§ DATASET CONTENT
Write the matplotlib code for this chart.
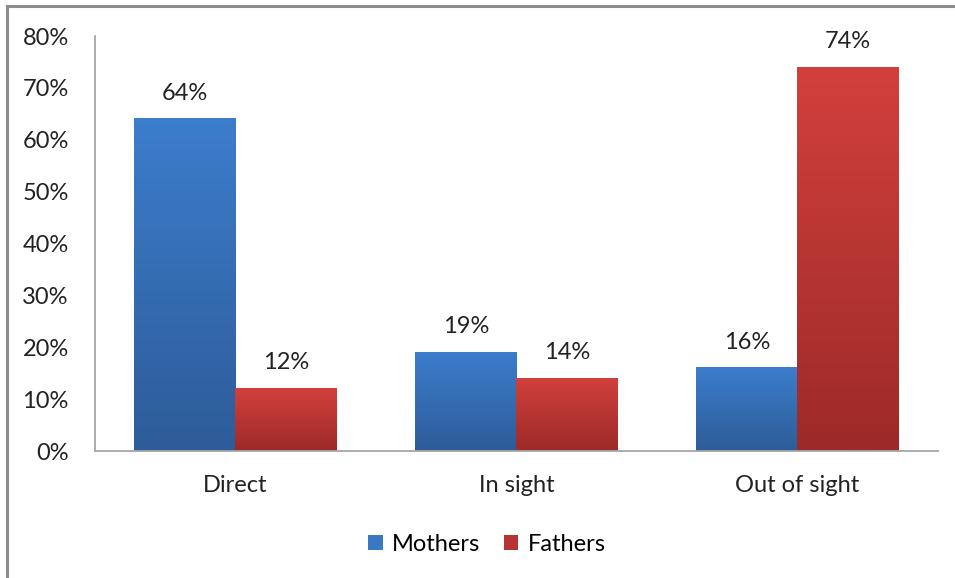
import numpy as np
import matplotlib.pyplot as plt
from matplotlib.lines import Line2D
from matplotlib.colors import LinearSegmentedColormap

categories = ['Direct', 'In sight', 'Out of sight']
mothers = [64, 19, 16]
fathers = [12, 14, 74]
y_ticks = [0, 10, 20, 30, 40, 50, 60, 70, 80]

plt.rcParams['font.family'] = ['Lato', 'DejaVu Sans']

fig = plt.figure(figsize=(9.55, 5.78), dpi=100)
ax = fig.add_axes([0.0995, 0.2197, 0.8825, 0.718])

x = np.arange(len(categories))
w = 0.36
bars_m = ax.bar(x - w / 2, mothers, w, color='#3a78c4', label='Mothers')
bars_f = ax.bar(x + w / 2, fathers, w, color='#c53a37', label='Fathers')

# Excel-like vertical gradient fill, one per bar
blue_cmap = LinearSegmentedColormap.from_list('b', ['#2d5c98', '#3c7dcc'])
red_cmap = LinearSegmentedColormap.from_list('r', ['#9c2a28', '#d2403d'])
grad = np.linspace(0, 1, 256).reshape(-1, 1)
for bars, cmap in [(bars_m, blue_cmap), (bars_f, red_cmap)]:
    for b in bars:
        x0, y0 = b.get_x(), b.get_y()
        x1, y1 = x0 + b.get_width(), y0 + b.get_height()
        im = ax.imshow(grad, cmap=cmap, origin='lower', aspect='auto',
                       extent=[x0, x1, y0, y1], zorder=2)
        b.set_facecolor('none')
        b.set_edgecolor('none')

for bars, vals in [(bars_m, mothers), (bars_f, fathers)]:
    for b, v in zip(bars, vals):
        ax.text(b.get_x() + b.get_width() / 2, v + 5.0, f'{v}%',
                ha='center', va='center', fontsize=17, color='#222222')

ax.set_xlim(-0.5, 2.5)
ax.set_ylim(0, 80)
ax.set_yticks(y_ticks)
ax.set_yticklabels([f'{t}%' for t in y_ticks])
ax.set_xticks(x)
ax.set_xticklabels(categories)
ax.tick_params(axis='both', length=0, labelsize=17, colors='#222222')
ax.tick_params(axis='y', pad=19)
ax.tick_params(axis='x', pad=17)
for s in ['top', 'right']:
    ax.spines[s].set_visible(False)
for s in ['left', 'bottom']:
    ax.spines[s].set_color('#a6a6a6')
    ax.spines[s].set_linewidth(1.3)

leg = ax.legend(loc='center', bbox_to_anchor=(0.465, -0.225), ncol=2,
                frameon=False, fontsize=17, handlelength=0.6, handleheight=0.6,
                handletextpad=0.4, columnspacing=1.0)
for h, c in zip(leg.legend_handles, ['#3a78c4', '#b83432']):
    h.set_facecolor(c)

# chart frame (only top and left visible in the crop)
fig.add_artist(Line2D([7 / 955, 7 / 955], [0, 1 - 6 / 578], color='#8c8c8c',
                      lw=2.2, transform=fig.transFigure))
fig.add_artist(Line2D([7 / 955, 1], [1 - 6 / 578, 1 - 6 / 578], color='#8c8c8c',
                      lw=2.2, transform=fig.transFigure))

fig.savefig('out.png', dpi=100)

§ AIM OF THE TASK
Leave out any pictures and return exactly the lines from the beginning of the data through the line with "b.set_edgecolor('none')", inclusive.

§ EXERCISE ANSWER
Write the matplotlib code for this chart.
import numpy as np
import matplotlib.pyplot as plt
from matplotlib.lines import Line2D
from matplotlib.colors import LinearSegmentedColormap

categories = ['Direct', 'In sight', 'Out of sight']
mothers = [64, 19, 16]
fathers = [12, 14, 74]
y_ticks = [0, 10, 20, 30, 40, 50, 60, 70, 80]

plt.rcParams['font.family'] = ['Lato', 'DejaVu Sans']

fig = plt.figure(figsize=(9.55, 5.78), dpi=100)
ax = fig.add_axes([0.0995, 0.2197, 0.8825, 0.718])

x = np.arange(len(categories))
w = 0.36
bars_m = ax.bar(x - w / 2, mothers, w, color='#3a78c4', label='Mothers')
bars_f = ax.bar(x + w / 2, fathers, w, color='#c53a37', label='Fathers')

# Excel-like vertical gradient fill, one per bar
blue_cmap = LinearSegmentedColormap.from_list('b', ['#2d5c98', '#3c7dcc'])
red_cmap = LinearSegmentedColormap.from_list('r', ['#9c2a28', '#d2403d'])
grad = np.linspace(0, 1, 256).reshape(-1, 1)
for bars, cmap in [(bars_m, blue_cmap), (bars_f, red_cmap)]:
    for b in bars:
        x0, y0 = b.get_x(), b.get_y()
        x1, y1 = x0 + b.get_width(), y0 + b.get_height()
        im = ax.imshow(grad, cmap=cmap, origin='lower', aspect='auto',
                       extent=[x0, x1, y0, y1], zorder=2)
        b.set_facecolor('none')
        b.set_edgecolor('none')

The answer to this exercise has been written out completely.